Fig. 4. Effects of binding RF3 to the 70S ribosome

(a,b) Large-scale rotation of the 30S subunit head induced by RF3 in the E. coli complex [43]. (a) In the classical-state ribosome [17], bridge B1a is formed between protein S13 and helix 38 of 23S rRNA, and B1b between S13 and L5. (b) In the RF3 complex, a large-scale (14°) counter-clockwise rotation of the 30S head results in disruption of bridges B1a and B1b; a new bridge R1b is formed between proteins S13 and S19 from the 30S subunit and L5 from the 50S subunit, involving a 34 Å displacement of the intersubunit contacts. (c) Stereo view of RF3 (orange) bound at the entrance to the interface cavity of the 70S ribosome. (d,e) Comparison of crystal structures of (d) free RF3·GDP [42] and (e) ribosome-bound RF3·GDPNP. A large-scale rotational movement of domain III (magenta) and smaller movements in domains I (yellow) and II (cyan) can be seen. Disordered segments in RF3·GDP are shown as dotted lines. Rearranged segments in RF3·GDPNP containing switch loops I and II are shown in blue and green, respectively. GDP and GDPNP are shown in red. From ref. [43].

Fig. 5. Ribosome-induced ordering of the GTPase active site of RF3 in the E. coli complex

(a) Ordering of residues 39–69 of RF3 and re-positioning residues 70–73 (including the switch loop 1 residues 64–72) creates contacts between the G domain of RF3 and the SRL of 23S rRNA. Residues 39–63 are shown in dark blue, the switch loop in cyan, and the rest of RF3 in yellow. (b) An intricate network of H-bonds is formed between the base, ribose and phosphate groups of GDPNP and domain I of RF3, including elements of switch I (residues 64–72), P loop (residues 21–28), NKXD motif (residues142–145) and phosphate 2656 of the SRL of 23S rRNA. A Mg atom (green) is coordinated by Thr27, Ser91 and the β and γ phosphates of GDPNP (see Fig.
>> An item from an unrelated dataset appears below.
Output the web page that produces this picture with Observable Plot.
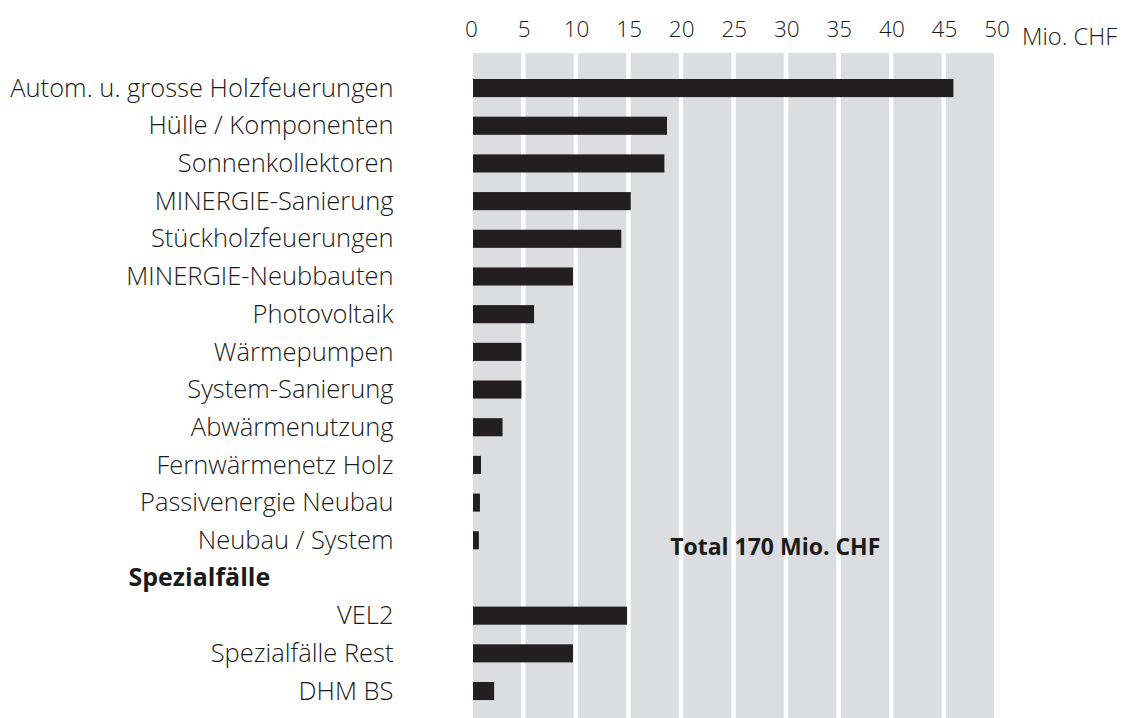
<!DOCTYPE html>
<html>
<head>
<meta charset="utf-8">
<script src="https://cdn.jsdelivr.net/npm/d3@7"></script>
<script src="https://cdn.jsdelivr.net/npm/@observablehq/plot@0.6"></script>
<style>
  html, body { margin: 0; padding: 0; background: #ffffff; }
  #chart { width: 1122px; height: 718px; overflow: hidden; }
</style>
</head>
<body>
<div id="chart"></div>
<script>
const categories = [
  "Autom. u. grosse Holzfeuerungen",
  "Hülle / Komponenten",
  "Sonnenkollektoren",
  "MINERGIE-Sanierung",
  "Stückholzfeuerungen",
  "MINERGIE-Neubbauten",
  "Photovoltaik",
  "Wärmepumpen",
  "System-Sanierung",
  "Abwärmenutzung",
  "Fernwärmenetz Holz",
  "Passivenergie Neubau",
  "Neubau / System",
  "Spezialfälle",
  "VEL2",
  "Spezialfälle Rest",
  "DHM BS"
];
const values = [45.9, 18.65, 18.4, 15.2, 14.3, 9.7, 6.0, 4.8, 4.8, 3.0, 0.95, 0.85, 0.75, null, 14.85, 9.7, 2.2];
const xTicks = [0, 5, 10, 15, 20, 25, 30, 35, 40, 45, 50];
const groupHeader = "Spezialfälle";
const unitLabel = "Mio. CHF";
const totalLabel = "Total 170 Mio. CHF";
const totalAnchor = {x: 28.9, y: "Neubau / System"};

const rows = categories.map((c, i) => ({category: c, value: values[i]})).filter(d => d.value != null);
const columns = xTicks.slice(0, -1).map((t, i) => ({x1: t, x2: xTicks[i + 1]}));

const font = "'Open Sans', 'Noto Sans', sans-serif";
const ink = "#1a1a1a";

const chart = Plot.plot({
  width: 1122,
  height: 718,
  marginTop: 53,
  marginBottom: 0,
  marginLeft: 471,
  marginRight: 125.5,
  style: {fontFamily: font, color: ink, background: "#ffffff"},
  x: {domain: [0, 50], axis: null},
  y: {domain: categories, axis: null, paddingInner: 0.52, paddingOuter: 0.583, align: 0.592, round: false},
  marks: [
    Plot.rectX(columns, {x1: "x1", x2: "x2", fill: "#dcdde0", insetLeft: 2, insetRight: 2.5}),
    Plot.barX(rows, {x: "value", y: "category", fill: "#231f20", insetLeft: 2}),
    Plot.axisX({anchor: "top", ticks: xTicks, tickSize: 0, tickPadding: 17, fontSize: 22.5, fontWeight: 300, fill: ink, label: null}),
    Plot.axisY({anchor: "left", tickSize: 0, tickPadding: 78, fontSize: 25.5, fontWeight: 300, fill: ink, label: null,
      tickFormat: d => d === groupHeader ? "" : d}),
    Plot.text([groupHeader], {y: d => d, frameAnchor: "left", textAnchor: "start", dx: -343, fontSize: 25, fontWeight: "bold", fill: ink}),
    Plot.text([unitLabel], {x: () => 50, frameAnchor: "top", textAnchor: "start", dx: 25, dy: -25, fontSize: 23.7, fontWeight: 300, fill: ink}),
    Plot.text([totalLabel], {x: () => totalAnchor.x, y: () => totalAnchor.y, textAnchor: "middle", dy: 7, fontSize: 23, fontWeight: "bold", fill: ink})
  ]
});
document.getElementById("chart").appendChild(chart);
</script>
</body>
</html>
S9). (c) His92 of RF3 is positioned at a distance of 8 Å from the γ phosphate of GDPNP. The 2F_o-F_c electron density map is shown around His92 and GDPNP, contoured at 1.3 σ and 2.3 σ, respectively. (d) Difference electron density showing Mg bound to GDPNP. An F_o-F_c difference map was calculated using the complete RF3·GDPNP·70S ribosome model, shown here contoured at 4.5 σ. The Mg ion (green) is coordinated with the β- and γ-phosphate oxygens of GDPNP and with the side-chain hydroxyls of Thr27 and Ser 69. From ref. [43].
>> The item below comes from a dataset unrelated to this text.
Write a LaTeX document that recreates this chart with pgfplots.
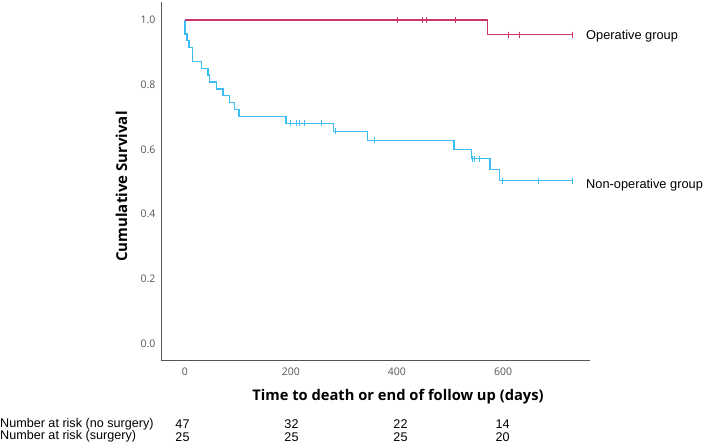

Fig. 6. Implications for EF-G and translocation

(a) Observed orientation of EF-G (green) bound to the classical-state 70S ribosome·EF-G complex [56], in which tRNA has been modeled into the A site; note the severe steric clash between domain IV of EF-G and A-site tRNA. (b) Orientation of EF-G in the classical-state ribosome, but with its domain I docked on the 50S subunit in the same orientation as observed for RF3·GDPNP in the E. coli structure [43]. Note the absence of steric clash with A-site tRNA or the ribosome. (c,d) P-site ASL contacts in the 30S subunit head are displaced by 23 Å in the RF3 complex, relative to their position in the classical-state complex. Docking of P-site (orange) and E-site (red) tRNAs on the (c) classical-state RF2 and (d) rotated RF3 structures illustrates that the combined 30S head and body rotations seen in the E. coli RF3 structure are sufficient to translocate an ASL from the 30S P site to the E site, while allowing passage of the ASL of P-site tRNA to the E site without clash with the ribosome. The views in (c) and (d) are shown in exactly the same orientation relative to the 50S subunit. In (d), the initial positions of the P- and E-site tRNAs as in (c) are shown in transparent orange and red, respectively. From ref. [43].